Por último, destacaría una cuestión que entronca con la idea de quién es periodista: la concesión de credenciales y la posibilidad de que un órgano de las Cámaras decida si las otorga o no atendiendo a “la necesidad de respetar el derecho a la información veraz”. ¿Va a valorar la Mesa del Congreso o el órgano competente cuáles son los periodistas con cualidades suficientes de rigor informativo para concederles credenciales? Me parecería censurable desde el punto de vista jurídico-constitucional. 

De acuerdo con nuestra jurisprudencia constitucional, aunque cualquiera puede ejercer la libertad de información, los periodistas son unos sujetos cualificados que disfrutan de una protección privilegiada, pero, al mismo tiempo, sobre ellos pesa “un especial deber de comprobar la veracidad de los hechos que expone, mediante las oportunas averiguaciones, y empleando la diligencia exigible a un profesional” (STC 105/1990). De igual modo, el TEDH ha sostenido que la protección que se garantiza a los periodistas está condicionada a que actúen “de buena fe y de acuerdo a una base fáctica exacta, proporcionando información ‘confiable y precisa’ de acuerdo con la ética del periodismo” (caso Stoll c. Suiza, 2007). La conclusión de estas afirmaciones no es que ser un panfletario esté prohibido, sino que, aquellos que no respondan a esos estándares profesionales no podrán gozar de la especial protección que les corresponde a quienes sí lo hagan. Y, por lo que más interesa ahora, en ciertos supuestos como es la acreditación ante instituciones públicas, entiendo que puede regularse que solo quienes actúen de acuerdo a tales estándares pueden disfrutar de ese acceso privilegiado del que no disponemos el resto de los ciudadanos. 

El problema está entonces, como se decía, en regular quién tiene la capacidad jurídica para conceder este título y en lo problemático que puede ser si se le atribuye al propio órgano al que los periodistas están llamados a controlar. La tentación de acreditar solo a los más dóciles estará siempre ahí. 

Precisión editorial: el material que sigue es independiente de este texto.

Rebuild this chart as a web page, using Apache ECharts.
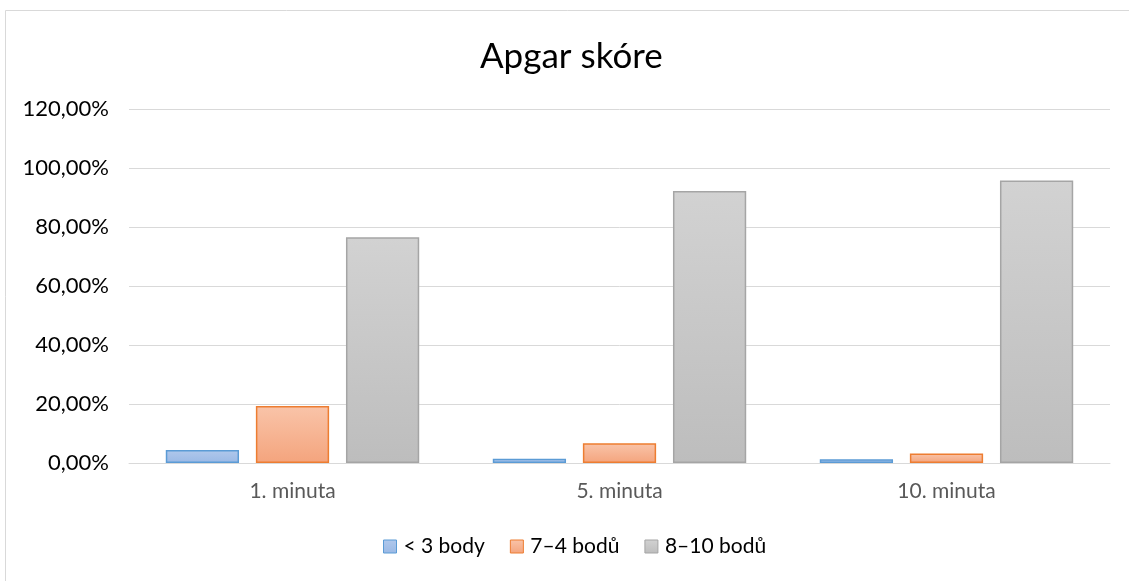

Por ello, para evitar excesos, quizá habría tenido sentido plantearse la conveniencia de que existiera un colegio profesional de periodistas cuya colegiación fuera obligatoria, por ejemplo, como requisito para obtener este tipo de credenciales ante organismos públicos. Y que fuera en esa sede donde, atendiendo a criterios de deontología profesional, el propio colegio pueda discernir quiénes son auténticos profesionales de la información. Algo que no se puede hacer depender de disponer de ninguna titulación universitaria específica o de trabajar para medios de comunicación, excluyendo al freelance; sino que exige valorar el ejercicio habitual de esa actividad periodística respetando, además, unos ciertos estándares deontológicos.

Pero nada de eso ha tenido ocasión de ser discutido en una reforma tramitada por vía de urgencia; una urgencia comunicativa para alimentar relatos. Nuevamente, nuestro Parlamento ha vuelto a perder la oportunidad de abrir un debate riguroso sobre un tema de extraordinaria relevancia para nuestra vida democrática y ha apostado por una reforma con aromas liberticidas que abona la polarización que intoxica nuestro debate público.